● **Provided data**

____

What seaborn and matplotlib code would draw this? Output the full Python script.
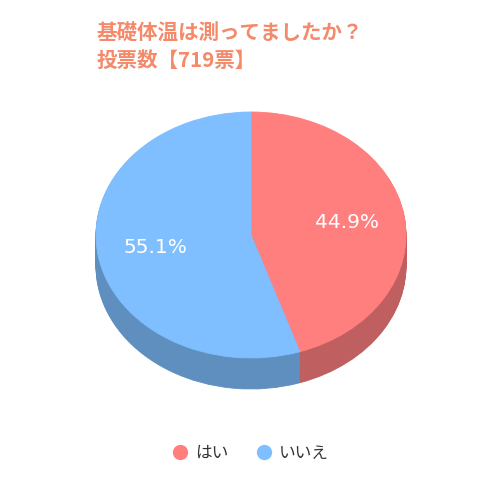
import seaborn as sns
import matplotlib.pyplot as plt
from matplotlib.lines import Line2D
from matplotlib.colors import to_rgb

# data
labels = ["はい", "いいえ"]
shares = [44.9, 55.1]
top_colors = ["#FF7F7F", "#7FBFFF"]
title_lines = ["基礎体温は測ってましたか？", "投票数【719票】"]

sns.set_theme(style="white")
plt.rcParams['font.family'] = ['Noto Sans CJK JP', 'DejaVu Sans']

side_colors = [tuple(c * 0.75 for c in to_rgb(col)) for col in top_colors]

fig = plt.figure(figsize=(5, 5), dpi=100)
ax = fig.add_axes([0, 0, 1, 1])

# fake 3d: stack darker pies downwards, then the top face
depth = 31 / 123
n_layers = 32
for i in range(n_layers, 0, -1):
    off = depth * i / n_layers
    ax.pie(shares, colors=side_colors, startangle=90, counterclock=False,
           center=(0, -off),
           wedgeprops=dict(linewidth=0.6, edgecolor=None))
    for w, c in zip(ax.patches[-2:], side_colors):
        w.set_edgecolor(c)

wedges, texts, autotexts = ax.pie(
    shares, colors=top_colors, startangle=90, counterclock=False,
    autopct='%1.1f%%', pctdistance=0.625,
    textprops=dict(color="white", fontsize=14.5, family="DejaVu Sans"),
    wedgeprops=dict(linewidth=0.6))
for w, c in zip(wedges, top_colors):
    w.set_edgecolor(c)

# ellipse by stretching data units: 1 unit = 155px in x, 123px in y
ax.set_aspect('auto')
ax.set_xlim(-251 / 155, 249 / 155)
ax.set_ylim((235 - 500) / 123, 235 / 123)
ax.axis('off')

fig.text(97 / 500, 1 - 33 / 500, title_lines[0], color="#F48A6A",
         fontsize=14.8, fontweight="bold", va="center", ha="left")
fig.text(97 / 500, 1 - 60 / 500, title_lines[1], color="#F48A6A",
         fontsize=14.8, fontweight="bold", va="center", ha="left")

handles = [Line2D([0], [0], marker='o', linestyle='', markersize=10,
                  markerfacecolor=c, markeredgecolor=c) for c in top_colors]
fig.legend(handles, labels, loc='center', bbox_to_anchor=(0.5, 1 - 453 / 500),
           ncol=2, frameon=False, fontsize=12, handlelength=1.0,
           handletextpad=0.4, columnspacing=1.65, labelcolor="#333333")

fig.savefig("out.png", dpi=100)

____

● **Problem to work on**
Leaving out the pictures, repeat the data above exactly.

● **Solution to this problem**
What seaborn and matplotlib code would draw this? Output the full Python script.
import seaborn as sns
import matplotlib.pyplot as plt
from matplotlib.lines import Line2D
from matplotlib.colors import to_rgb

# data
labels = ["はい", "いいえ"]
shares = [44.9, 55.1]
top_colors = ["#FF7F7F", "#7FBFFF"]
title_lines = ["基礎体温は測ってましたか？", "投票数【719票】"]

sns.set_theme(style="white")
plt.rcParams['font.family'] = ['Noto Sans CJK JP', 'DejaVu Sans']

side_colors = [tuple(c * 0.75 for c in to_rgb(col)) for col in top_colors]

fig = plt.figure(figsize=(5, 5), dpi=100)
ax = fig.add_axes([0, 0, 1, 1])

# fake 3d: stack darker pies downwards, then the top face
depth = 31 / 123
n_layers = 32
for i in range(n_layers, 0, -1):
    off = depth * i / n_layers
    ax.pie(shares, colors=side_colors, startangle=90, counterclock=False,
           center=(0, -off),
           wedgeprops=dict(linewidth=0.6, edgecolor=None))
    for w, c in zip(ax.patches[-2:], side_colors):
        w.set_edgecolor(c)

wedges, texts, autotexts = ax.pie(
    shares, colors=top_colors, startangle=90, counterclock=False,
    autopct='%1.1f%%', pctdistance=0.625,
    textprops=dict(color="white", fontsize=14.5, family="DejaVu Sans"),
    wedgeprops=dict(linewidth=0.6))
for w, c in zip(wedges, top_colors):
    w.set_edgecolor(c)

# ellipse by stretching data units: 1 unit = 155px in x, 123px in y
ax.set_aspect('auto')
ax.set_xlim(-251 / 155, 249 / 155)
ax.set_ylim((235 - 500) / 123, 235 / 123)
ax.axis('off')

fig.text(97 / 500, 1 - 33 / 500, title_lines[0], color="#F48A6A",
         fontsize=14.8, fontweight="bold", va="center", ha="left")
fig.text(97 / 500, 1 - 60 / 500, title_lines[1], color="#F48A6A",
         fontsize=14.8, fontweight="bold", va="center", ha="left")

handles = [Line2D([0], [0], marker='o', linestyle='', markersize=10,
                  markerfacecolor=c, markeredgecolor=c) for c in top_colors]
fig.legend(handles, labels, loc='center', bbox_to_anchor=(0.5, 1 - 453 / 500),
           ncol=2, frameon=False, fontsize=12, handlelength=1.0,
           handletextpad=0.4, columnspacing=1.65, labelcolor="#333333")

fig.savefig("out.png", dpi=100)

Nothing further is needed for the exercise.